For my latest spin, I decided to do a sort of dedicated stripe study. I frequently wonder how wide my sock stripes will be depending on how many pieces I strip a roving into. The engineer in me knew I could test out several options all in one pair of socks.

Sosae Caetano tends to dye her SW Merino rovings in even repeats, and I grabbed the Steeplechase colorway out of my stash to play with these repeats.

This one has 6 repeats with turquoise in the middle, so I tore it apart at the yellow ends. Then I vertically stripped each sixth into a different number of roughly equal pieces: from top to bottom they are 8 eighths, 6 sixths, 4 fourths, 2 halves and 2 wholes, for a total of 22 pieces. I did even numbers for each grouping because I wanted two socks with the same color progression.

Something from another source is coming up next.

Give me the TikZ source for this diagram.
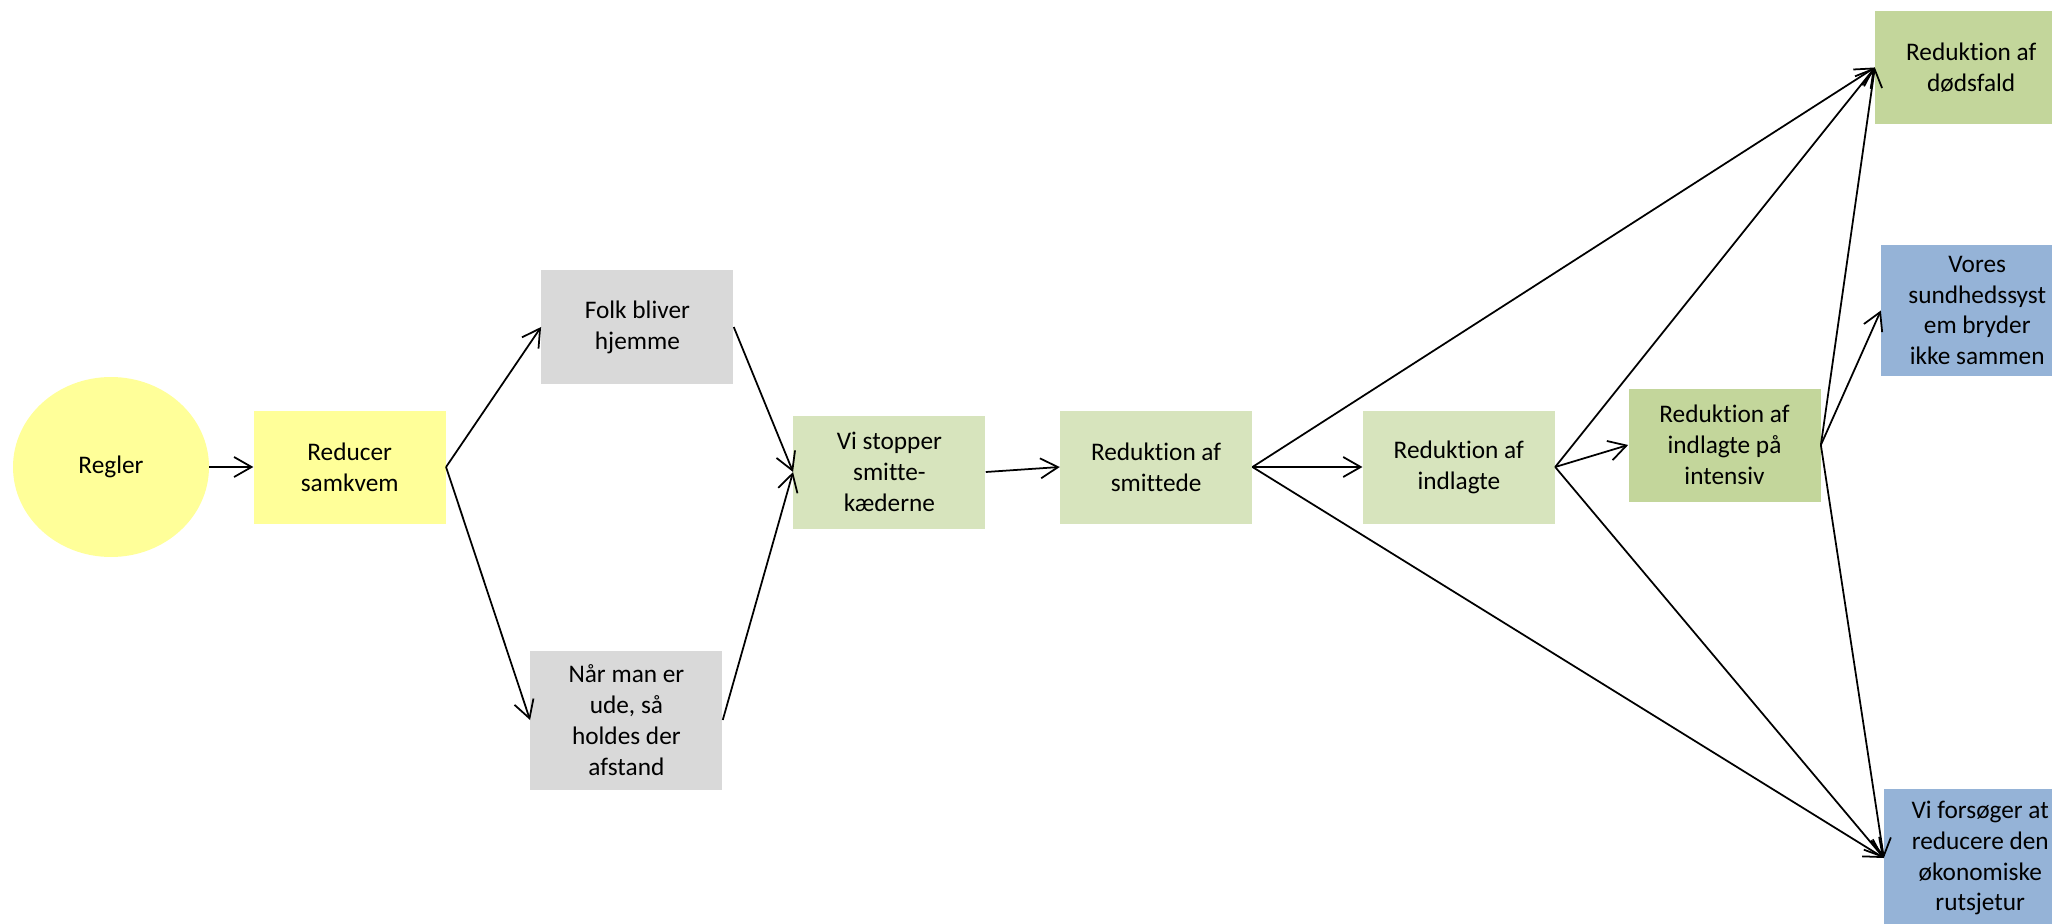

I say “roughly equal” because vertical stripping does not lend itself well to even splits and I didn’t weigh them to check. You’ll see in the end result later that the uneven splitting resulted in different stripe widths, so I’ll have to be more careful in the future if I want better matching socks.

I spun them all on one bobbin in order from thickest to thinnest and back to thickest: 1 whole, 1 half, 2 fourths, 3 sixths, 4 eighths/4 eighths, 3 sixths, 2 fourths, 1 half, 1 whole. I spun for my usual 3-ply sock yarn, so the singles are 40wpi.

Then I Navajo-plied…

… soaked, thwacked lightly and hung out to dry.

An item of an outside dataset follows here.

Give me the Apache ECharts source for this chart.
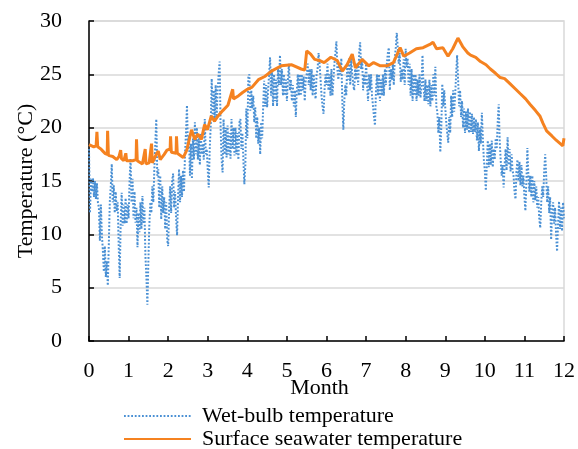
<!DOCTYPE html>
<html lang="en">
<head>
	<meta charset="UTF-8">
	<title>Temperature by month</title>
	<script src="https://cdn.jsdelivr.net/npm/echarts@6/dist/echarts.min.js"></script>
	<style>
		html,body{margin:0;padding:0;width:100%;height:100%;background:#fff;}
		#chart{width:578px;height:449px;}
	</style>
</head>
<body>
	<div id="chart"></div>
</body>
<script>
	// wet-bulb temperature, one reading every 0.025 month (0 .. 12), 20 per half month
	var wetValues = [
		18.0, 12.0, 15.2, 14.0, 15.3, 13.5, 15.0, 13.3, 14.8, 13.0, 12.5, 9.4, 12.8, 10.0, 8.5, 6.5, 8.9, 6.0, 7.5, 5.2,
		9.0, 13.0, 14.5, 16.6, 13.0, 14.6, 12.0, 14.0, 12.2, 13.0, 9.0, 5.9, 11.0, 13.9, 10.8, 12.8, 11.0, 13.4, 11.0, 12.8,
		11.5, 15.0, 17.1, 13.0, 15.2, 11.5, 14.0, 11.1, 12.5, 8.8, 12.0, 10.2, 13.0, 10.5, 13.6, 11.0, 12.5, 8.0, 6.0, 3.4,
		7.5, 11.0, 13.0, 12.0, 14.5, 13.0, 16.0, 18.5, 20.8, 15.5, 16.1, 12.5, 15.5, 11.4, 14.5, 12.0, 13.5, 10.5, 13.0, 9.5,
		8.9, 12.5, 14.5, 12.0, 15.0, 15.7, 12.5, 14.0, 11.5, 9.9, 13.5, 16.1, 13.0, 15.5, 13.5, 16.0, 14.0, 17.5, 19.5, 22.1,
		18.0, 19.3, 15.5, 18.5, 15.2, 19.0, 17.0, 20.5, 17.5, 20.0, 17.0, 19.0, 16.5, 19.5, 17.5, 18.5, 17.0, 20.8, 17.5, 18.0,
		16.0, 14.4, 18.0, 20.2, 24.6, 21.0, 23.5, 20.5, 24.0, 21.0, 23.5, 25.0, 26.2, 20.0, 17.0, 15.8, 20.8, 17.5, 20.0, 17.2,
		20.2, 17.5, 19.5, 17.1, 20.8, 18.0, 20.0, 17.4, 20.0, 17.5, 19.5, 17.0, 20.5, 20.8, 18.0, 19.5, 17.0, 14.7, 16.5, 21.8,
		19.0, 24.7, 25.0, 21.6, 23.5, 21.8, 23.0, 20.5, 21.9, 19.0, 21.0, 18.5, 20.0, 17.5, 20.5, 19.0, 22.0, 24.4, 22.0, 24.0,
		21.9, 23.5, 25.0, 26.6, 23.0, 25.5, 22.0, 25.0, 22.5, 24.5, 22.0, 25.5, 24.0, 26.8, 24.0, 25.5, 23.0, 25.0, 23.0, 24.5,
		22.5, 24.5, 26.0, 23.5, 24.5, 22.5, 24.0, 22.0, 23.5, 21.0, 23.5, 25.0, 23.0, 25.0, 23.0, 25.0, 23.5, 24.8, 22.5, 24.5,
		25.0, 26.0, 24.0, 25.5, 23.5, 25.5, 23.0, 25.0, 23.5, 22.7, 25.0, 25.5, 27.0, 26.0, 24.5, 23.0, 22.0, 21.3, 23.5, 25.0,
		24.0, 26.0, 23.5, 25.0, 23.0, 25.5, 23.0, 24.5, 26.0, 27.0, 28.1, 25.5, 24.5, 26.0, 25.0, 26.5, 22.5, 19.8, 22.5, 24.0,
		23.0, 26.0, 24.5, 26.5, 24.0, 26.5, 25.0, 24.0, 23.5, 25.5, 24.5, 26.0, 24.0, 27.0, 28.0, 25.5, 26.5, 23.5, 25.0, 24.0,
		26.0, 24.0, 22.5, 25.0, 23.5, 25.0, 23.0, 22.0, 21.0, 20.2, 23.5, 25.0, 23.0, 25.0, 22.5, 24.5, 23.0, 25.0, 23.0, 25.5,
		24.0, 26.0, 27.0, 27.5, 23.5, 25.5, 24.5, 26.0, 24.0, 26.5, 27.5, 28.9, 27.5, 26.0, 27.0, 24.3, 25.5, 24.5, 26.4, 24.0,
		27.4, 25.7, 26.5, 24.0, 26.0, 23.0, 25.5, 22.5, 25.0, 23.0, 25.0, 22.5, 24.5, 23.0, 25.0, 22.8, 24.0, 26.8, 24.0, 22.5,
		24.5, 22.5, 24.0, 22.2, 24.5, 22.0, 24.0, 22.5, 25.0, 23.0, 25.7, 22.0, 21.5, 19.5, 21.0, 17.7, 20.0, 24.1, 22.0, 23.5,
		21.9, 20.5, 19.5, 18.6, 21.0, 19.5, 23.0, 21.0, 23.5, 21.5, 23.0, 25.0, 26.8, 24.5, 22.0, 23.5, 21.0, 22.5, 20.0, 21.8,
		19.5, 21.5, 19.8, 21.8, 19.5, 21.5, 19.6, 21.3, 19.4, 21.0, 19.6, 20.8, 18.8, 20.5, 17.8, 20.0, 18.5, 21.4, 19.0, 17.0,
		16.0, 14.1, 16.5, 18.8, 16.3, 18.5, 16.5, 18.8, 16.3, 18.0, 17.0, 19.0, 18.0, 20.5, 22.2, 18.8, 17.0, 15.5, 16.5, 14.4,
		16.5, 18.0, 16.0, 19.1, 16.5, 18.0, 15.9, 17.5, 16.0, 15.5, 14.0, 13.3, 16.0, 17.0, 15.0, 16.8, 14.6, 16.5, 14.5, 15.5,
		13.5, 12.2, 15.0, 18.1, 15.5, 14.0, 15.5, 13.5, 15.5, 13.0, 15.0, 13.2, 14.5, 12.5, 13.5, 11.5, 10.6, 13.0, 14.5, 13.5,
		16.0, 17.5, 15.5, 13.0, 14.5, 12.0, 13.5, 9.5, 12.0, 13.0, 11.0, 12.5, 10.0, 8.4, 11.0, 13.1, 10.5, 12.5, 10.3, 13.0,
		11.5
	];

	// surface seawater temperature
	var seaMonths = [
		0.00, 0.05, 0.12, 0.18, 0.20, 0.22, 0.30, 0.35, 0.40, 0.46,
		0.47, 0.49, 0.60, 0.70, 0.76, 0.80, 0.82, 0.88, 0.93, 0.95,
		1.00, 1.10, 1.19, 1.20, 1.22, 1.35, 1.42, 1.44, 1.52, 1.58,
		1.60, 1.70, 1.75, 1.80, 1.90, 1.97, 2.05, 2.06, 2.08, 2.20,
		2.21, 2.23, 2.38, 2.47, 2.59, 2.67, 2.75, 2.84, 2.92, 2.99,
		3.09, 3.17, 3.26, 3.38, 3.51, 3.63, 3.65, 3.78, 3.88, 4.00,
		4.12, 4.28, 4.44, 4.61, 4.86, 5.11, 5.36, 5.45, 5.50, 5.60,
		5.70, 5.82, 5.94, 6.11, 6.27, 6.40, 6.52, 6.65, 6.73, 6.90,
		7.07, 7.19, 7.36, 7.53, 7.69, 7.86, 7.95, 8.10, 8.27, 8.44,
		8.61, 8.69, 8.78, 8.94, 9.07, 9.19, 9.32, 9.44, 9.57, 9.64,
		9.77, 9.89, 10.03, 10.14, 10.27, 10.39, 10.50, 10.64, 10.78, 10.89,
		11.03, 11.14, 11.28, 11.39, 11.47, 11.56, 11.70, 11.81, 11.97, 12.00
	];
	var seaValues = [
		18.4, 18.5, 18.2, 18.3, 19.6, 18.2, 18.0, 17.8, 17.6, 17.5,
		19.7, 17.4, 17.3, 17.0, 17.3, 17.9, 17.1, 16.9, 17.6, 16.9,
		16.8, 16.9, 17.0, 18.9, 16.9, 16.6, 18.0, 16.6, 16.7, 18.5,
		16.7, 17.5, 17.8, 17.0, 17.5, 17.9, 18.0, 19.2, 17.7, 17.6,
		19.2, 17.6, 17.2, 17.9, 19.8, 18.9, 19.4, 18.9, 20.3, 19.8,
		21.1, 20.6, 21.1, 21.6, 22.1, 23.6, 22.7, 23.0, 23.3, 23.6,
		23.8, 24.5, 24.8, 25.3, 25.8, 25.9, 25.5, 25.4, 27.2, 26.9,
		26.4, 26.3, 26.1, 26.6, 26.3, 25.3, 25.9, 26.9, 25.6, 26.4,
		25.8, 26.1, 25.8, 25.8, 26.1, 27.5, 26.7, 27.0, 27.4, 27.5,
		27.8, 28.0, 27.4, 27.5, 26.7, 27.4, 28.4, 27.6, 27.0, 26.8,
		26.6, 26.2, 25.9, 25.5, 25.1, 24.7, 24.6, 24.1, 23.6, 23.2,
		22.7, 22.2, 21.6, 21.1, 20.4, 19.7, 19.2, 18.8, 18.3, 19.0
	];

	var monthTicks = [0, 12, 1];
	var tempTicks = [0, 30, 5];

	var myChart = echarts.init(document.getElementById('chart'));

	var wetData = wetValues.map(function (v, i) { return [i / 40, v]; });
	var seaData = seaValues.map(function (v, i) { return [seaMonths[i], v]; });

	var font = 'Liberation Serif';
	var blue = '#4a90d4';
	var orange = '#f58220';

	function legendRow(name, top) {
		return {
			orient: 'vertical',
			left: 123,
			top: top,
			padding: 0,
			itemWidth: 67,
			itemHeight: 10,
			itemStyle: {opacity: 0},
			textStyle: {fontFamily: font, fontSize: 22, color: '#000', padding: [0, 0, 0, 6]},
			data: [name]
		};
	}

	var options = {
		animation: false,
		textStyle: {fontFamily: font},
		grid: {
			left: 89, right: 9, top: 21, bottom: 108,
			show: true, borderColor: '#d9d9d9', borderWidth: 1.5
		},
		legend: [
			legendRow('Wet-bulb temperature', 405),
			legendRow('Surface seawater temperature', 428)
		],
		xAxis: {
			type: 'value',
			min: monthTicks[0], max: monthTicks[1], interval: monthTicks[2],
			name: 'Month',
			nameLocation: 'middle',
			nameGap: 36,
			nameMoveOverlap: false,
			nameTextStyle: {fontFamily: font, fontSize: 22, color: '#000', padding: [0, 14, 0, 0]},
			axisLine: {lineStyle: {color: '#000', width: 1.5}},
			axisTick: {inside: true, length: 5, lineStyle: {color: '#000', width: 1.5}},
			axisLabel: {fontFamily: font, fontSize: 22, color: '#000', margin: 19},
			splitLine: {show: false}
		},
		yAxis: {
			type: 'value',
			min: tempTicks[0], max: tempTicks[1], interval: tempTicks[2],
			name: 'Temperature (°C)',
			nameLocation: 'middle',
			nameGap: 52,
			nameMoveOverlap: false,
			nameTextStyle: {fontFamily: font, fontSize: 22, color: '#000'},
			axisLine: {show: true, lineStyle: {color: '#000', width: 1.5}},
			axisTick: {show: true, inside: true, length: 5, lineStyle: {color: '#000', width: 1.5}},
			axisLabel: {fontFamily: font, fontSize: 22, color: '#000', margin: 27},
			splitLine: {lineStyle: {color: '#d9d9d9', width: 1.5}}
		},
		series: [
			{
				name: 'Wet-bulb temperature',
				type: 'line',
				data: wetData,
				symbol: 'none',
				lineStyle: {color: blue, width: 2, type: [1.8, 1.8]},
				itemStyle: {color: blue},
				z: 2
			},
			{
				name: 'Surface seawater temperature',
				type: 'line',
				data: seaData,
				symbol: 'none',
				lineStyle: {color: orange, width: 3},
				itemStyle: {color: orange},
				z: 3
			}
		]
	};
	myChart.setOption(options);
</script>
</html>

I cast on with it the instant I determined it was dry enough, and whipped it up into basic toe-up 4×1 ribbed socks with short-row heels. These are over 72 stitches on US1.5 needles. (Erm… actually one of them is 71 stitches on the foot. There was a complete failure to count after the toe.)

If I do something like this again, I’ll likely do some kind of afterthought heel in order to preserve the stripe width better. Afterthought is far from my favorite kind of heel, but I kind of shorted the 1/2-width stripes in these socks. The breakdown looks like this:

Things learned: to show off subtle variations in dyeing, wide stripes are the way to go (or gradients like for the Arabian Nights/Woodland Creek socks). I think I like the 1/6th stripes best- condensed enough to make the colors pop, but not so skinny that they run together like a few of the 1/8th stripes are doing.

It would seem that the 1/4 size is the hardest to naturally strip into even sections, since you can see that the stripes stop matching up above the ankle, enough so that I’m off by a whole stripe by the time I get to the cuff (count the blue stripes):

I am a little surprised to learn how much I’m loving look of the the wide stripes on the foot with skinny stripes on the leg. I’ll probably have to do this again, not for the experimental data but just because it looks cool.